October 2, 2012
By Prashant Dikshit
The decision by the General Assembly (GA) of the United Nations to drop deliberations on the Arms Trade Treaty has stymied a laudable process which had commenced in 2003. Some analysts believe that it is now beyond redemption. But foisting the blame entirely on the Americans will not be right because amongst the P5 countries neither the Russians, nor the Chinese (PRC) wanted the treaty to go through, specifically the way it was taking shape; also due to the nature of its ingredients. The Indian actions also indicate the country’s own misgivings. Yet at the same time, experts also believe that the role of the GA is not ultimate and it is limited to conveying the sense of the house. The real action takes place at the Security Council (UNSC) and had the treaty reached this forum in its current form, then it would have invariably been subjected to a veto.
The current timing seems especially unfavourable to the treaty. With the elections in the US on the anvil, the Obama administration does not wish to alienate a sizable constituency which is not very considerate of further gun control. In the perceptions of the Native Americans the right to bear arms is fundamental as it draws strength from the 2nd amendment to the US Bill of rights. As the evolving treaty document would have led to a rehash of existing domestic gun control laws and which would perhaps, have called for a registration process for the purposes of exports, the gun lobby mounted a pre-emptive campaign through the legislators. The threat seemingly worked although it related only to Small Arms and Light Weapons, only a segment of weapons listed in the arms register, needed to be reported upon. The NGOs who had lobbied extremely hard with the Obama administration to support the treaty and had succeeded in a policy reversal earlier, felt cheated. The biggest disappointment had come to several African countries which saw the ATT as a saviour from the onslaught of unfettered weapons infusion by military powers. The only silver lining was the American promise of consensus driven treaty down the line.
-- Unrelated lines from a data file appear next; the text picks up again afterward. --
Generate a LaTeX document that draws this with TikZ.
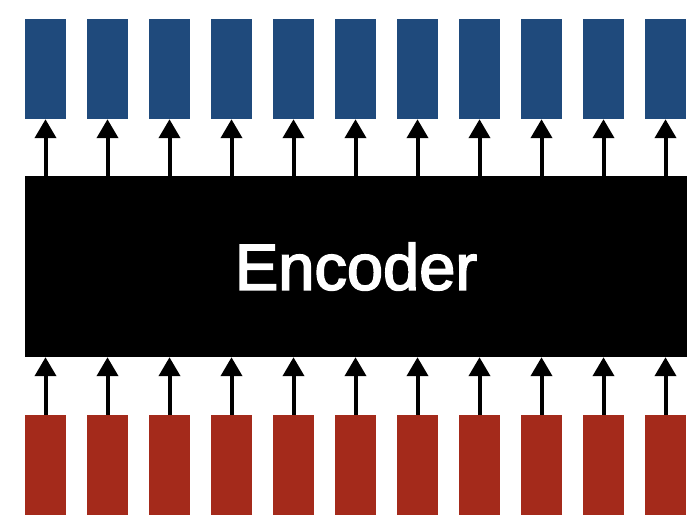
\documentclass[tikz,border=0pt]{standalone}
\usepackage{fontspec}
\setmainfont{Liberation Sans}
\newfontfamily\encfont[FakeBold=2.6]{Liberation Sans}
\usetikzlibrary{arrows.meta}

\definecolor{outblue}{RGB}{31,74,124}
\definecolor{inred}{RGB}{164,42,27}

\tikzset{
  vecbox/.style={minimum width=41pt, minimum height=100pt, inner sep=0pt},
  encbox/.style={fill=black, text=white, minimum width=662pt, minimum height=181pt,
    inner sep=0pt, font=\encfont\fontsize{65}{65}\selectfont},
  up/.style={line width=4pt, -{Triangle[width=21pt,length=19pt]}}
}

\begin{document}
\begin{tikzpicture}[x=1pt,y=1pt] % Tikz environment
\useasboundingbox (0,0) rectangle (700,528);

\node[encbox] (enc) at (356,261.5) {Encoder};

% one column per token: input below, output above
\foreach \i in {0,...,10} {
  \node[vecbox, fill=inred] (in\i) at (45.5+62*\i,63) {};
  \node[vecbox, fill=outblue] (out\i) at (45.5+62*\i,459) {};
  \draw[up] (in\i.north) -- (in\i.north |- enc.south);
  \draw[up] (out\i.south |- enc.north) -- (out\i.south);
}
\end{tikzpicture}
\end{document}
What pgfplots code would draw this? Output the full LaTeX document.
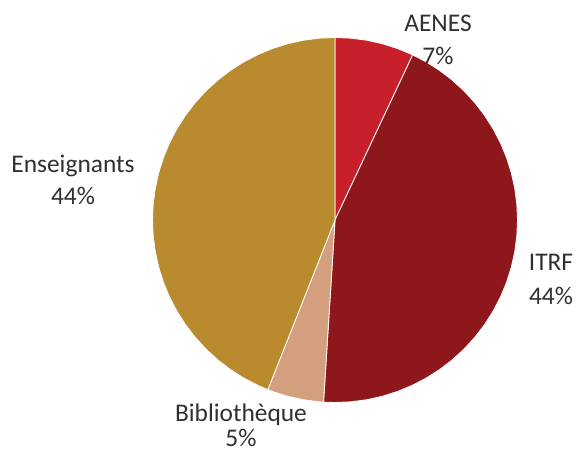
\documentclass[border=0pt]{standalone}
\usepackage{fontspec}
\setmainfont{Carlito}
\usepackage{pgfplots}
\usepgfplotslibrary{polar}
\pgfplotsset{compat=1.18}
\definecolor{aenes}{HTML}{C8202A}
\definecolor{itrf}{HTML}{8E171B}
\definecolor{biblio}{HTML}{D49F7E}
\definecolor{enseig}{HTML}{BA8A2F}
\definecolor{txt}{HTML}{303030}
\def\rr{182.5}
\tikzset{lbl/.style={font=\fontsize{25.5}{30}\selectfont, text=txt, anchor=base, inner sep=0pt}}
\begin{document}
\begin{tikzpicture}
\begin{axis}[
  width=577bp, height=452bp, scale only axis,
  xmin=-335, xmax=242, ymin=-232, ymax=220,
  hide axis, clip=false,
]
% AENES 7%
\addplot[data cs=polar, fill=aenes, draw=white, line width=0.8bp] coordinates {
  (0,0) (90,\rr) (85,\rr) (80,\rr) (75,\rr) (70,\rr) (64.8,\rr)
} -- cycle;
% ITRF 44%
\addplot[data cs=polar, fill=itrf, draw=white, line width=0.8bp] coordinates {
  (0,0) (64.8,\rr) (60,\rr) (55,\rr) (50,\rr) (45,\rr) (40,\rr) (35,\rr)
  (30,\rr) (25,\rr) (20,\rr) (15,\rr) (10,\rr) (5,\rr) (0,\rr) (-5,\rr)
  (-10,\rr) (-15,\rr) (-20,\rr) (-25,\rr) (-30,\rr) (-35,\rr) (-40,\rr)
  (-45,\rr) (-50,\rr) (-55,\rr) (-60,\rr) (-65,\rr) (-70,\rr) (-75,\rr)
  (-80,\rr) (-85,\rr) (-90,\rr) (-93.6,\rr)
} -- cycle;
% Bibliotheque 5%
\addplot[data cs=polar, fill=biblio, draw=white, line width=0.8bp] coordinates {
  (0,0) (-93.6,\rr) (-95,\rr) (-100,\rr) (-105,\rr) (-110,\rr) (-111.6,\rr)
} -- cycle;
% Enseignants 44%
\addplot[data cs=polar, fill=enseig, draw=white, line width=0.8bp] coordinates {
  (0,0) (-111.6,\rr) (-115,\rr) (-120,\rr) (-125,\rr) (-130,\rr) (-135,\rr)
  (-140,\rr) (-145,\rr) (-150,\rr) (-155,\rr) (-160,\rr) (-165,\rr)
  (-170,\rr) (-175,\rr) (-180,\rr) (-185,\rr) (-190,\rr) (-195,\rr)
  (-200,\rr) (-205,\rr) (-210,\rr) (-215,\rr) (-220,\rr) (-225,\rr)
  (-230,\rr) (-235,\rr) (-240,\rr) (-245,\rr) (-250,\rr) (-255,\rr)
  (-260,\rr) (-265,\rr) (-270,\rr)
} -- cycle;
% labels
\node[lbl] at (axis cs:103,188) {AENES};
\node[lbl] at (axis cs:103,155) {7\%};
\node[lbl] at (axis cs:216,-51) {ITRF};
\node[lbl] at (axis cs:216,-85) {44\%};
\node[lbl] at (axis cs:-262,47) {Enseignants};
\node[lbl] at (axis cs:-262,15) {44\%};
\node[lbl] at (axis cs:-94,-202) {Bibliothèque};
\node[lbl] at (axis cs:-94,-227) {5\%};
\end{axis}
\pgfresetboundingbox
\path (current axis.south west) rectangle (current axis.north east);
\end{tikzpicture}
\end{document}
The Russian and Chinese stances had stemmed from geo-political and profit motives. Successive regime changing rebellions, now termed as Arab Springs, were the primary motivations driving Russian hesitation. In Russia, their active participation in the global arms sales was considered pivotal to their economic well being. Their clients had fallen like nine pins. They had commenced with Libya and were now afflicting Syria, a powerful ally and a weapons importer. Their policy decision was to step in and intervene against any unilateral action by the western powers.
As far as the Chinese are concerned, they are building a very strong constituency in Sub Saharan Africa through weapon sales. A screen was attempted to be drawn over a commercial endeavour which the observers termed as “a case of unbridled capitalism.” But more importantly, the Chinese energy needs driven relationship with Iran is acquiring strategic overtones spurring the former to prevent a counter development should the ATT come about.
Through out the deliberations of the ATT spanning nearly a decade, India earned only a pithy remark when an observer pointed out that the Indians were always working on sidelines and never in the forefront. This Indian wariness is seen due to a fixation that the country’s feverish military modernization programmes will somehow be impeded if the ATT comes about. It will take away its sovereignty of actions and most fearfully, chase the foreign vendor and a possible collaborator away. Even worse is a scenario speculated where India will become a self-reliant weapons manufacturer and will not be able to exploit this commercial potential.
India must acknowledge that the US will remain circumspect in acquiescing to the canons of control to sign a unique binding document like the ATT. There are no parallels in this realm specially for regulating arms transfers at the global level. But India has lived with substantial freedom despite the UN Arms Register to which all countries including India periodically send data about the imports as well as exports. This has been a voluntary exercise since its inception in 1991 and the Indian state has actively participated. The only difference then, is that by signing the treaty it will only be accepting a legal commitment. And in honouring such a promise India will only work towards its own benefit in the long run. Therefore, should India not work towards a fearless document?